Results
Our pitch shifter was able to change the pitch of the input audio signal quite accurately. When speaking into the microphone, the voice was played back with the modified pitch with no noticeable delay. The result of humming a sine wave into the microphone is shown below. The input signal is the top waveform and the output is the bottom waveform.
Figure 8: Pitch shifting up by a factor of 2
Figure 9: Pitch shifting down by a factor of 2
Our technique does introduce some artifacts, which can be seen in the pictures above. These result from the discontinuities created by mirroring/truncating the signal during time stretching. These artifacts were reduced somewhat by our 3 point averaging filter, but they still compromised the quality of our output. The percent error for each shift is shown below:
Shift Factor |
Input Frequency |
Expected Frequency |
Measured Frequency |
Percent Error |
None |
318 Hz |
318 Hz |
321 Hz |
0.94% |
2x increase |
345 Hz |
690 Hz |
710 Hz |
2.90% |
4x increase |
320 Hz |
1280 Hz |
1270 Hz |
0.78% |
2x decrease |
318 Hz |
159 Hz |
137 Hz |
13.8% |
4x decrease |
561 Hz |
140 Hz |
182 Hz |
30.0% |
From the table it is obvious that performance is much worse when downshifting. This is caused by our time stretching algorithm, which truncates the input blocks when we are shifting down. Oftentimes, this results in a loss of data and discontinuities in the output. Because no data is lost when repeating an input block, performance is better for upshifting. Note that since it was difficult to measure the exact frequency using the oscilloscope, the percent error might be significantly different with each trial.
Our pitch shifter is easy to use. The user only has to toggle 3 switches to change the shift factor. The hardware takes care of the rest.
Conclusions
Overall, we are pleased with the results of our project. We are able to pitch shift a stream of audio data from the microphone and play it back at a fairly high quality, especially when upshifting. Pitch shifting in real time is inherently difficult because of the timing contraints and computational limitations. Initially, we attempted to fully implement the time stretching algorithm detailed in the "Theory" section, which is also explained in DAFX: Digital Audio Effects. As we progressed, we felt that we would be unable to successfully use this algorithm and instead decided to use our own simplified version. While using this algorithm is not ideal, we made a lot more progress once it was implemented. Time stretching the signal proved to be the biggest challenge by far.

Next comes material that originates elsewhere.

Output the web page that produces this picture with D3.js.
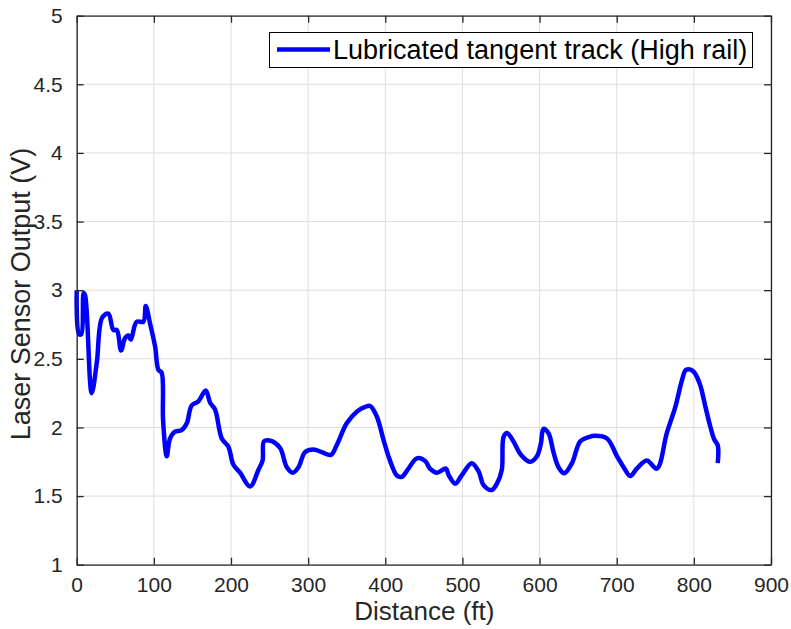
<!DOCTYPE html>
<html><head><meta charset="utf-8">
<script src="https://cdn.jsdelivr.net/npm/d3@7"></script>
<style>body{margin:0;background:#fff}svg{display:block}text{font-family:"Liberation Sans",Arial,Helvetica,sans-serif}</style>
</head><body>
<script>
const distance = [0,3,6,9,11,19.4,26,33,41,47.5,52,57.5,62.6,67,70,72,77.8,86.4,89.5,95,101.6,105.9,110,112,116.7,121,127.5,136,142.7,149,157.7,167.3,173,179.4,188,196.6,203,211.8,224.8,235.5,241,243,253,263.7,272.4,280,287.5,296,307,317.8,329.5,337,350,363,374,380.4,389,397.7,406,415,421.5,430,441,451.7,458,467,478.6,482,490.7,499,512,521,527.4,538,544.7,551,553.3,557.7,566,576,588,596.6,601.8,605,611.7,618,624.6,632,642,652.8,663.6,672,687.4,700.4,709,717.6,726,739,752,765,776,784.7,790,799,807.5,815,821.4,826.6,831,831];
const voltage = [3.0,2.68,2.68,2.98,2.96,2.25,2.47,2.80,2.83,2.71,2.71,2.56,2.65,2.67,2.64,2.67,2.77,2.77,2.885,2.76,2.59,2.42,2.40,2.05,1.79,1.92,1.97,1.98,2.03,2.16,2.19,2.27,2.18,2.13,1.92,1.86,1.73,1.67,1.57,1.69,1.76,1.90,1.90,1.85,1.71,1.67,1.71,1.82,1.84,1.82,1.80,1.87,2.03,2.115,2.15,2.156,2.08,1.91,1.76,1.65,1.64,1.70,1.775,1.755,1.70,1.67,1.70,1.655,1.59,1.65,1.74,1.68,1.58,1.544,1.59,1.69,1.93,1.96,1.90,1.80,1.75,1.79,1.885,1.99,1.957,1.82,1.71,1.666,1.74,1.90,1.93,1.94,1.92,1.79,1.71,1.646,1.70,1.76,1.70,1.96,2.15,2.346,2.42,2.41,2.32,2.15,2.005,1.91,1.87,1.74];
const xTicks = [0,100,200,300,400,500,600,700,800,900];
const yTicks = [1,1.5,2,2.5,3,3.5,4,4.5,5];
const seriesName = "Lubricated tangent track (High rail)";
const xTitle = "Distance (ft)";
const yTitle = "Laser Sensor Output (V)";

const W = 791, H = 629;
const L = 76.7, R = 771, T = 15.7, B = 564.7;
const svg = d3.select("body").append("svg").attr("width", W).attr("height", H);
const x = d3.scaleLinear().domain([0, 900]).range([L, R]);
const y = d3.scaleLinear().domain([1, 5]).range([B, T]);

// grid
const g = svg.append("g");
g.selectAll(".gx").data(xTicks).enter().append("line")
  .attr("x1", d => x(d)).attr("x2", d => x(d)).attr("y1", T).attr("y2", B)
  .attr("stroke", "#dedede").attr("stroke-width", 1);
g.selectAll(".gy").data(yTicks).enter().append("line")
  .attr("y1", d => y(d)).attr("y2", d => y(d)).attr("x1", L).attr("x2", R)
  .attr("stroke", "#dedede").attr("stroke-width", 1);

// line
const data = distance.map((d, i) => [d, voltage[i]]);
svg.append("path").datum(data)
  .attr("fill", "none").attr("stroke", "#0000ff").attr("stroke-width", 4.5)
  .attr("stroke-linejoin", "round")
  .attr("d", d3.line().x(d => x(d[0])).y(d => y(d[1])).curve(d3.curveCatmullRom.alpha(0.5)));

// axes
const axCol = "#262626";
const ax = svg.append("g").attr("transform", `translate(0,${B})`)
  .call(d3.axisBottom(x).tickValues(xTicks).tickSizeInner(-7).tickSizeOuter(0).tickPadding(12.5));
const ay = svg.append("g").attr("transform", `translate(${L},0)`)
  .call(d3.axisLeft(y).tickValues(yTicks).tickFormat(d3.format("")).tickSizeInner(-7).tickSizeOuter(0).tickPadding(14));
const axT = svg.append("g").attr("transform", `translate(0,${T})`)
  .call(d3.axisTop(x).tickValues(xTicks).tickSizeInner(-7).tickSizeOuter(0).tickFormat(""));
const ayR = svg.append("g").attr("transform", `translate(${R},0)`)
  .call(d3.axisRight(y).tickValues(yTicks).tickSizeInner(-7).tickSizeOuter(0).tickFormat(""));
[ax, ay, axT, ayR].forEach(a => {
  a.selectAll("path").attr("stroke", axCol).attr("stroke-width", 1.3);
  a.selectAll("line").attr("stroke", axCol).attr("stroke-width", 1.3);
  a.selectAll("text").attr("fill", axCol).style("font-size", "21px");
});

// titles
svg.append("text").attr("x", (L + R) / 2 + 0.5).attr("y", 620)
  .attr("text-anchor", "middle").style("font-size", "26px").attr("fill", axCol).text(xTitle);
svg.append("text").attr("transform", `translate(30,294) rotate(-90)`)
  .attr("text-anchor", "middle").style("font-size", "27px").attr("fill", axCol).text(yTitle);

// legend
const lg = svg.append("g");
lg.append("rect").attr("x", 269.5).attr("y", 32.5).attr("width", 483).attr("height", 35)
  .attr("fill", "#fff").attr("stroke", "#000").attr("stroke-width", 1);
lg.append("line").attr("x1", 277).attr("x2", 330).attr("y1", 49.5).attr("y2", 49.5)
  .attr("stroke", "#0000ff").attr("stroke-width", 4.5);
lg.append("text").attr("x", 333).attr("y", 59).style("font-size", "27px").attr("fill", "#000").text(seriesName);
</script>
</body></html>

There are a few improvements that we would've liked to make if we had more time. Allowing the user to shift by finer amounts instead of just powers of two would've been nice, and we could have also created a better user interface to support this. Also, we could've spent more time trying to eliminate some of the artifacts introduced by our time stretching technique.
We learned a great deal about audio processing techniques and the difficulties of performing DSP in real time. In particular, the fact that we were using strictly hardware made performing complex mathematical calculations difficult. We were often forced to compromise and use "tricks" to process the audio signal in real time. There is of course room for improvement, as it would likely be possible to implement the original time stretching algorithm by optimizing it for use on an FPGA. This algorithm can be performed easily in MATLAB, but does not translate well to Verilog. Lastly, the frequency domain approach could also be taken, but this is again quite complex.